Metabolic reprogramming and altered bioenergetics have emerged as hallmarks of cancer and an area of active basic and translational cancer research. Drastically upregulated glucose transport and metabolism in most cancers regardless of the oxygen supply, a phenomenon called the Warburg effect, is a major focuses of the research. Warburg speculated that cancer cells, due to defective mitochondrial oxidative phosphorylation (OXPHOS), switch to glycolysis for ATP synthesis, even in the presence of oxygen. Studies in the recent decade indicated that while glycolysis is indeed drastically upregulated in almost all cancer cells, mitochondrial respiration continues to operate normally at rates proportional to oxygen supply. There is no OXPHOS-to-glycolysis switch but rather upregulation of glycolysis. Furthermore, upregulated glycolysis appears to be for synthesis of biomass and reducing equivalents in addition to ATP production. The new finding that a significant amount of glycolytic intermediates is diverted to the pentose phosphate pathway (PPP) for production of NADPH has profound implications in how cancer cells use the Warburg effect to cope with reactive oxygen species (ROS) generation and oxidative stress, opening the door for anticancer interventions taking advantage of this. Recent findings in the Warburg effect and its relationship with ROS and oxidative stress controls will be reviewed. Cancer treatment strategies based on these new findings will be presented and discussed.

Keywords: Glucose transport; HIF; MYC; Metabolism reprogram; ROS; Warburg effect.

Figure 1. The Warburg effect with its extended functions and regulations

Relative amount of glucose consumption and its metabolic products in normal (blue box) and cancer (orange box) under normoxic condition are shown and compared. Red ↑ indicates an elevated level in cancer cells. The enzymes in green function in both normal and cancer cells; and the enzyme in orange functions mainly in cancer cells.

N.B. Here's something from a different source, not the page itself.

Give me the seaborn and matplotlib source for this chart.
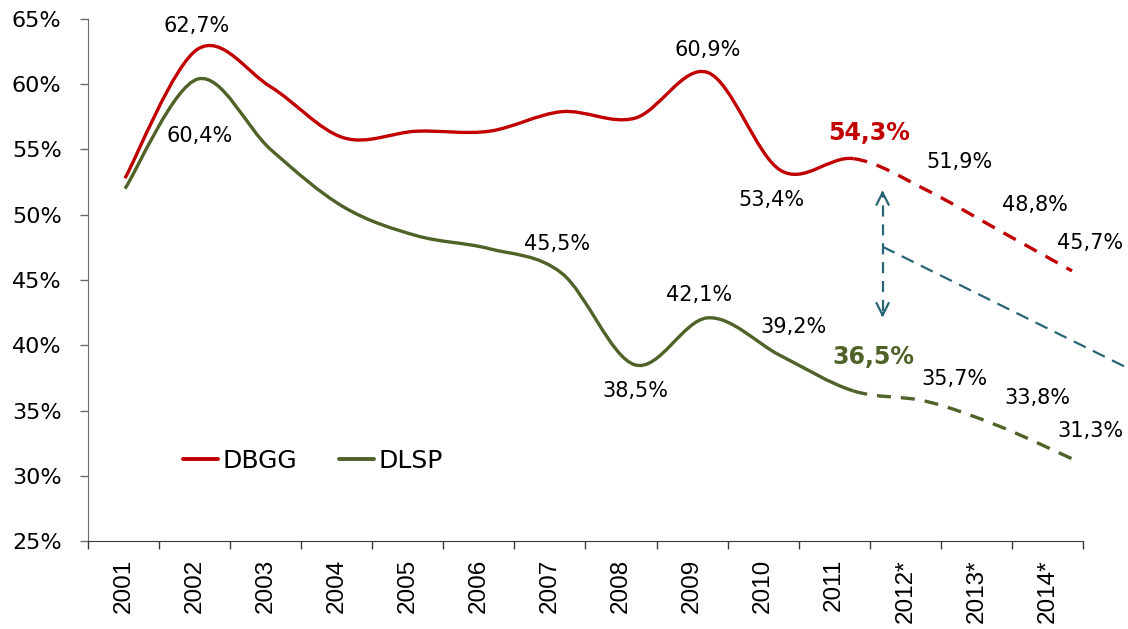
import matplotlib
matplotlib.use("Agg")
import matplotlib.pyplot as plt
from matplotlib.path import Path
from matplotlib.patches import PathPatch
from matplotlib.lines import Line2D
import numpy as np
import seaborn as sns

# datos
years = ['2001', '2002', '2003', '2004', '2005', '2006', '2007',
         '2008', '2009', '2010', '2011', '2012*', '2013*', '2014*']
dbgg = [52.8, 62.7, 59.8, 55.9, 56.4, 56.4, 57.9, 57.4, 60.9, 53.4, 54.3, 51.9, 48.8, 45.7]
dlsp = [52.0, 60.4, 55.0, 50.6, 48.4, 47.4, 45.5, 38.5, 42.1, 39.2, 36.5, 35.7, 33.8, 31.3]
last_real = 10  # 2011, luego previsiones

# etiquetas: indice -> (dx, dy, negrita)
dbgg_labels = {1: (-0.01, 1.76, False), 8: (0.0, 1.7, False), 9: (-0.13, -2.27, False),
               10: (0.21, 1.96, True), 11: (0.46, 2.14, False), 12: (0.49, 1.95, False),
               13: (0.25, 2.14, False)}
dlsp_labels = {1: (0.03, -4.37, False), 6: (-0.07, 2.26, False), 7: (0.0, -2.0, False),
               8: (-0.12, 1.75, False), 9: (0.18, 2.2, False), 10: (0.28, 2.6, True),
               11: (0.39, 1.71, False), 12: (0.52, 2.16, False), 13: (0.26, 2.13, False)}

RED = '#C00000'
GREEN = '#4F6228'
BLUE = '#2A6576'


def curva(ys, desde, hasta):
    # curva suavizada tipo excel (catmull-rom) entre los puntos desde..hasta
    pts = np.column_stack([np.arange(len(ys)), ys]).astype(float)
    n = len(pts)
    verts = [pts[desde]]
    codes = [Path.MOVETO]
    for i in range(desde, hasta):
        p0 = pts[max(i - 1, 0)]
        p1 = pts[i]
        p2 = pts[i + 1]
        p3 = pts[min(i + 2, n - 1)]
        verts += [p1 + (p2 - p0) / 6, p2 - (p3 - p1) / 6, p2]
        codes += [Path.CURVE4] * 3
    return Path(verts, codes)


sns.set_style("white")
plt.rcParams['font.family'] = ['DejaVu Sans']
plt.rcParams['text.color'] = 'black'
plt.rcParams['xtick.color'] = 'black'
plt.rcParams['ytick.color'] = 'black'

fig = plt.figure(figsize=(11.28, 6.29), dpi=100)
ax = fig.add_axes([0.078, 0.1399, 0.8821, 0.8299])

# eje de categorias
ax.set_xlim(-0.5, 13.5)
ax.set_ylim(25, 65)
ax.set_xticks(np.arange(-0.5, 14, 1))
ax.set_xticklabels([])
ax.set_xticks(np.arange(14), minor=True)
ax.set_xticklabels(years, minor=True, rotation=90, fontsize=17.5, va='top',
                   family=['Liberation Sans', 'DejaVu Sans'])
ax.tick_params(axis='x', which='major', direction='out', length=6, width=1, color='#3a3a3a', bottom=True)
ax.tick_params(axis='x', which='minor', length=0, pad=13)
ax.set_yticks(np.arange(25, 66, 5))
ax.set_yticklabels([f'{v}%' for v in range(25, 66, 5)], fontsize=16)
ax.tick_params(axis='y', direction='out', length=6, width=1, color='#6b6b6b', pad=13, left=True)
sns.despine(ax=ax)
ax.spines['left'].set_color('#6b6b6b')
ax.spines['bottom'].set_color('#3a3a3a')

# eje para las series
ax2 = ax.twiny()
ax2.set_xlim(-0.508, 13.151)
ax2.set_xticks([])
for s in ax2.spines.values():
    s.set_visible(False)

for serie, color in [(dbgg, RED), (dlsp, GREEN)]:
    ax2.add_patch(PathPatch(curva(serie, 0, last_real), fill=False, edgecolor=color,
                            lw=2.4, capstyle='butt'))
    ax2.add_patch(PathPatch(curva(serie, last_real, len(serie) - 1), fill=False, edgecolor=color,
                            lw=2.4, linestyle=(0, (4.2, 3)), capstyle='butt'))

for serie, labels, color in [(dbgg, dbgg_labels, RED), (dlsp, dlsp_labels, GREEN)]:
    for i, (dx, dy, bold) in labels.items():
        txt = f'{serie[i]:.1f}%'.replace('.', ',')
        ax2.text(i + dx, serie[i] + dy, txt, ha='center', va='center',
                 fontsize=17 if bold else 15,
                 fontweight='bold' if bold else 'normal',
                 color=color if bold else 'black')

# flecha y linea de diferencia
arrow_x = 10.40
ax2.plot([arrow_x, arrow_x], [42.6, 51.4], color=BLUE, lw=1.6, linestyle=(0, (5, 3.5)))
ax2.annotate('', xy=(arrow_x, 52.1), xytext=(arrow_x, 51.3),
             arrowprops=dict(arrowstyle='->', color=BLUE, lw=1.6, mutation_scale=22))
ax2.annotate('', xy=(arrow_x, 41.9), xytext=(arrow_x, 42.7),
             arrowprops=dict(arrowstyle='->', color=BLUE, lw=1.6, mutation_scale=22))
ax2.plot([arrow_x, 14.0], [47.55, 37.6], color=BLUE, lw=1.6,
         linestyle=(0, (6, 3.6)), clip_on=False)

handles = [Line2D([], [], color=RED, lw=2.8), Line2D([], [], color=GREEN, lw=2.8)]
ax2.legend(handles, ['DBGG', 'DLSP'], loc='center left', bbox_to_anchor=(0.0955, 0.153),
           ncol=2, frameon=False, fontsize=18, handlelength=1.4, handletextpad=0.16,
           columnspacing=1.7, borderpad=0, borderaxespad=0)

fig.savefig('out.png', dpi=100)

Figure 2. Potential drug targets in ATP-sharing model

According to this model, a symbiotic relationship exists among cancer and stromal cells in a tumor. Normoxic cancer cells and stromal cells recruited by hypoxic cancer cells release ATP into intratumoral space, leading to a large intratumoral ATP concentration increase. Highly concentrated intraturmoral ATP is then internalized by hypoxic cancer cells through macropinocytosis and/or other endocytic processes, supplementing the intracellular ATP pool in hypoxic cancer cells. Meanwhile, cancer cells uptake and release of lactate through transporters MCT1 and MCT4. Potential targets for anticancer therapeutic intervention in this model are shown by symbol .